I couldn’t think with him standing so near. I desperately needed a moment to myself. To collect my thoughts and decide how to proceed. And I couldn’t accomplish any of those things with the half-naked demon crowding my space. Power surged through my veins.

Before Wrath dazzled me with more charm, I whispered a containment spell that must have been fueled with his demon magic because it did not go as planned. One second he was standing there, and the next he was gone. Winked out of existence. It happened so quickly, but I’d managed to catch a glimpse of his face before he’d disappeared. He’d looked so . . . betrayed.

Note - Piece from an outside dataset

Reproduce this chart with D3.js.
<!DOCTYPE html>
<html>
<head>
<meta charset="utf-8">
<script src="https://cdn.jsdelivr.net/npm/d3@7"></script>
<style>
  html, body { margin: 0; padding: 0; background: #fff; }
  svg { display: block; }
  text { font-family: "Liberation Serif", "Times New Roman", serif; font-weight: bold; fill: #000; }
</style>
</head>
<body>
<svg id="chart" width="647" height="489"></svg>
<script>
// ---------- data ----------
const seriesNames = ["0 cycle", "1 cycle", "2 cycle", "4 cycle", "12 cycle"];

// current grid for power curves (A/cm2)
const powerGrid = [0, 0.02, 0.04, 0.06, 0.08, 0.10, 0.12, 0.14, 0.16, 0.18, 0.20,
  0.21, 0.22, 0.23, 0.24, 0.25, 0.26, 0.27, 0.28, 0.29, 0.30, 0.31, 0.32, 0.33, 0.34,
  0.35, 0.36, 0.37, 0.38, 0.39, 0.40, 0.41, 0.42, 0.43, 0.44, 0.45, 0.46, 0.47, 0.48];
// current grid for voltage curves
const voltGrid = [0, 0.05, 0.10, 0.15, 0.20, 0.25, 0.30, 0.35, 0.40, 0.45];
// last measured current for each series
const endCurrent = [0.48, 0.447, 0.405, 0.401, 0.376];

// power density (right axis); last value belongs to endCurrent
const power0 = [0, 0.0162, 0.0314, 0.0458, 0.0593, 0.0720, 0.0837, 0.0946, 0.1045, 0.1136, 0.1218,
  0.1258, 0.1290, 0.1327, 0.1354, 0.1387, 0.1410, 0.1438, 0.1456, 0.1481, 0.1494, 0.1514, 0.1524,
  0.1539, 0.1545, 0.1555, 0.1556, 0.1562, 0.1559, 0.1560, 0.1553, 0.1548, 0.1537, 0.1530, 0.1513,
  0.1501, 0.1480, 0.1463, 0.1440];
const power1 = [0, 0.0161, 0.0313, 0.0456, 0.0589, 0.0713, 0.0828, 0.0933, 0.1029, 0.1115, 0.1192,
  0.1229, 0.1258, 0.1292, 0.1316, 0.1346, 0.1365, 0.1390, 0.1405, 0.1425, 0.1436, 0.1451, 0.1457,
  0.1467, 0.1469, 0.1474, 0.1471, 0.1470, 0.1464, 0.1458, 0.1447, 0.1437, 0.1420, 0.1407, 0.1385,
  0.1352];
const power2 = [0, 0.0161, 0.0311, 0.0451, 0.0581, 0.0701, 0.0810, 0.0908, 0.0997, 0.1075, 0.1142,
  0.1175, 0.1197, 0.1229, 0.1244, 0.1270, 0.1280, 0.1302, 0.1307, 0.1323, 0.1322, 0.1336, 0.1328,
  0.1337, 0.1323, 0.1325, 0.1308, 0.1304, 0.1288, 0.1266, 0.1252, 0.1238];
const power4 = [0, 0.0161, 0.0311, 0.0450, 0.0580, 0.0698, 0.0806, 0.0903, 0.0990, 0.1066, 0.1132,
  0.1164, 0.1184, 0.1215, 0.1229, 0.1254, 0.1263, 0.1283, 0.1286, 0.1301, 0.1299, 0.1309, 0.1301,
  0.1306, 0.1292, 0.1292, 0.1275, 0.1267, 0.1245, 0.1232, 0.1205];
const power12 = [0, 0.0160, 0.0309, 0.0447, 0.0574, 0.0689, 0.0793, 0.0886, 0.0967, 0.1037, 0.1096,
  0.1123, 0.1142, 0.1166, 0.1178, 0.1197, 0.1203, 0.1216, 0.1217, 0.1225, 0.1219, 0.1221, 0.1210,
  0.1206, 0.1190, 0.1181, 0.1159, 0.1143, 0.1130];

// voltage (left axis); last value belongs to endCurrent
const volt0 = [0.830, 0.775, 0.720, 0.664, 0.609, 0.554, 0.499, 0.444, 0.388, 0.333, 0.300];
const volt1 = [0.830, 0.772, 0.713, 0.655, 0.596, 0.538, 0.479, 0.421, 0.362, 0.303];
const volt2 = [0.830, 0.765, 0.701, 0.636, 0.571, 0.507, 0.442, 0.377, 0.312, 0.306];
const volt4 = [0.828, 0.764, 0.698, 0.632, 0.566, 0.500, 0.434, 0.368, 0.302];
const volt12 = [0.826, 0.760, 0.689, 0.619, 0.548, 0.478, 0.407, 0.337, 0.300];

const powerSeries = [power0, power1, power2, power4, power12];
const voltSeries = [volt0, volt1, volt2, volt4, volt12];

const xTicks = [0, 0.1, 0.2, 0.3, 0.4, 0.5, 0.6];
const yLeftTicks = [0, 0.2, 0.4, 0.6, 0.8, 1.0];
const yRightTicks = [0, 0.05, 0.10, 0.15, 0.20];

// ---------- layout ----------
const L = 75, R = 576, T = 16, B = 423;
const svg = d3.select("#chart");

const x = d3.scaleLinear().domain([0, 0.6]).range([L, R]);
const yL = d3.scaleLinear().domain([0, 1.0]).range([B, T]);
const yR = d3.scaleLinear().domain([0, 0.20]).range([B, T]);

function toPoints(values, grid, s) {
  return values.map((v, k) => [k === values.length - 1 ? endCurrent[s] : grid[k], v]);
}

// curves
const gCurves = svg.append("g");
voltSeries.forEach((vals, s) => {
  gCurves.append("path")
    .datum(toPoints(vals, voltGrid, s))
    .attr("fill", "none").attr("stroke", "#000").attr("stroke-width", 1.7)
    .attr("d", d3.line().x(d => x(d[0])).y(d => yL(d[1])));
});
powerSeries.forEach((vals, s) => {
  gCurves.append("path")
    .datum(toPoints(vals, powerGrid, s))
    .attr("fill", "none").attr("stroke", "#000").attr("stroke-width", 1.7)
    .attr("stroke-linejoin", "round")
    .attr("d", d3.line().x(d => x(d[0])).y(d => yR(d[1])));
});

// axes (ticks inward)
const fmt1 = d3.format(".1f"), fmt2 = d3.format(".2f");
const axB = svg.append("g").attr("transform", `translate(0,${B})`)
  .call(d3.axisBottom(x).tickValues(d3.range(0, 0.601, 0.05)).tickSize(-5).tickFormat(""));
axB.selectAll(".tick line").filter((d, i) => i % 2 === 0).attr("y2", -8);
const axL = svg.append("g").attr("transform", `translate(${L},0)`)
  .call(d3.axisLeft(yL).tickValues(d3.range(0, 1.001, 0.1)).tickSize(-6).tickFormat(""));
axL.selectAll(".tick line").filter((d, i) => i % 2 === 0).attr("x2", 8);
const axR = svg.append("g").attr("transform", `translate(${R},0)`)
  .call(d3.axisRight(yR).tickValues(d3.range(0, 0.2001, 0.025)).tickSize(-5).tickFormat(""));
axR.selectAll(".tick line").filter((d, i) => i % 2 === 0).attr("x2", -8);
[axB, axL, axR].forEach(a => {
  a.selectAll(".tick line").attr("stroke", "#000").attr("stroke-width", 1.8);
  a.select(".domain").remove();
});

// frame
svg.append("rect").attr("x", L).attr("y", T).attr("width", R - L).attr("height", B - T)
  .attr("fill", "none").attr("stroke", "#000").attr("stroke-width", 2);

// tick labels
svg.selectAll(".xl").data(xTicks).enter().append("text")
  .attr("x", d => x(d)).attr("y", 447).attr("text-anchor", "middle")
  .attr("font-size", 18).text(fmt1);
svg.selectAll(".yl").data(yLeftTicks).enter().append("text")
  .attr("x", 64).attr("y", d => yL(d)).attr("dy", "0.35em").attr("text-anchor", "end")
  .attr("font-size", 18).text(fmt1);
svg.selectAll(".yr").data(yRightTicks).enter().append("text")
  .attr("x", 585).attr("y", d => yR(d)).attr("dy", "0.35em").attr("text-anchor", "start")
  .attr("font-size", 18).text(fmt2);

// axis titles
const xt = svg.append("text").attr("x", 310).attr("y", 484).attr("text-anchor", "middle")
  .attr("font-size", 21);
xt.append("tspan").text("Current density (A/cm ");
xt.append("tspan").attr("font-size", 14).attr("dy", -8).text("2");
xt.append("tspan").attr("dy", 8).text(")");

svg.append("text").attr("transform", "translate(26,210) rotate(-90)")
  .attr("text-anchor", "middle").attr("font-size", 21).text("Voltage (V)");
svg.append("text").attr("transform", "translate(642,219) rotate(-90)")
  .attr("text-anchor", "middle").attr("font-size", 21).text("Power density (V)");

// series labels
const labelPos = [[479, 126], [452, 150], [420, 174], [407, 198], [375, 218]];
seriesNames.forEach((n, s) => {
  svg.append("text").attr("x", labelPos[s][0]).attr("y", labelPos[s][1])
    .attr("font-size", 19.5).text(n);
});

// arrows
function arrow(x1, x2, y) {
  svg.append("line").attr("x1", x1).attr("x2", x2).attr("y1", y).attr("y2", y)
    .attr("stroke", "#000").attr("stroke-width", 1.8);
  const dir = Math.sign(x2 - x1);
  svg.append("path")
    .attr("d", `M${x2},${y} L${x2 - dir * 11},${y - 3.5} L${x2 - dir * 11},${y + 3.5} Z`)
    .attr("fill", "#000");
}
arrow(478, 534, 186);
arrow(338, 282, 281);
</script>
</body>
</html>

A mix of emotion haunted me for several minutes. He was my enemy. Even if he’d saved me. That one act of goodness didn’t erase that fact. And yet I wasn’t sure if I hoped I’d sent him back to the underworld, or if I hoped he was imprisoned in the cave again. It shouldn’t matter where he was.

Even if I felt slightly guilty for using his own magic against him, I refused to let it color my judgment. He had his mission and I had mine. That was it. I rummaged around on the floor, but couldn’t find my clothes. Damned demon. Of all the ways he could take his vengeance, I didn’t predict walking through city streets naked to be one of them.

I glanced up, ready to curse Wrath to Hell again, and noticed a new dress folded in a neat pile in the corner where he’d been standing. I lifted it up, surprised by its beauty. Dark skirts had tastefully placed gold glitter sprinkled across them—not unlike his shimmering luccicare. Black sheer sleeves fell gracefully from an off-the-shoulder top. And a gold corset with thorns and wings stiched across the back finished it off. I forgot my clothing had been torn during the Viperidae attack. Some feeling I’d rather not dwell on took shape as I held the gown. I shoved it away.

The demon prince’s magic crackled under my skin, infected my soul. I didn’t want to like how alive it made me feel.

I quickly dressed, needing a mundane task to focus on while my feelings darted from one extreme to the next. With Wrath gone, it was only marginally easier to think. Mostly because my thoughts kept returning to him—to the expression on his face. I’d hurt his feelings. And it . . . bothered me. What a ludicrous turn of events. His family sent invisible ghost demons to attack my grandmother and steal my cornicello, and I was feeling bad about potentially banishing a demon to Hell. Where he lived and ruled. Probably happily. In the height of demonic luxury. With fire and brimstone and an orchestra of the screaming souls of the damned.

Still, it might have been a rash decision. Unpleasantness aside, Wrath could be useful to my quest for justice. I was almost positive he had ulterior motives for aligning himself with me, but when I really needed him, he’d been there. That act, above everything else, told me enough.

My soul was safe with him.

Which meant we could set our differences aside and work together to solve Vittoria’s murder. Neither one of us would love the idea, but at least I could trust that he wouldn’t kill me. As of now, the evidence was pointing to a prince of Hell being responsible for the murders, not witch hunters. After what happened with Greed and the attack on Nonna, I needed Wrath on my side.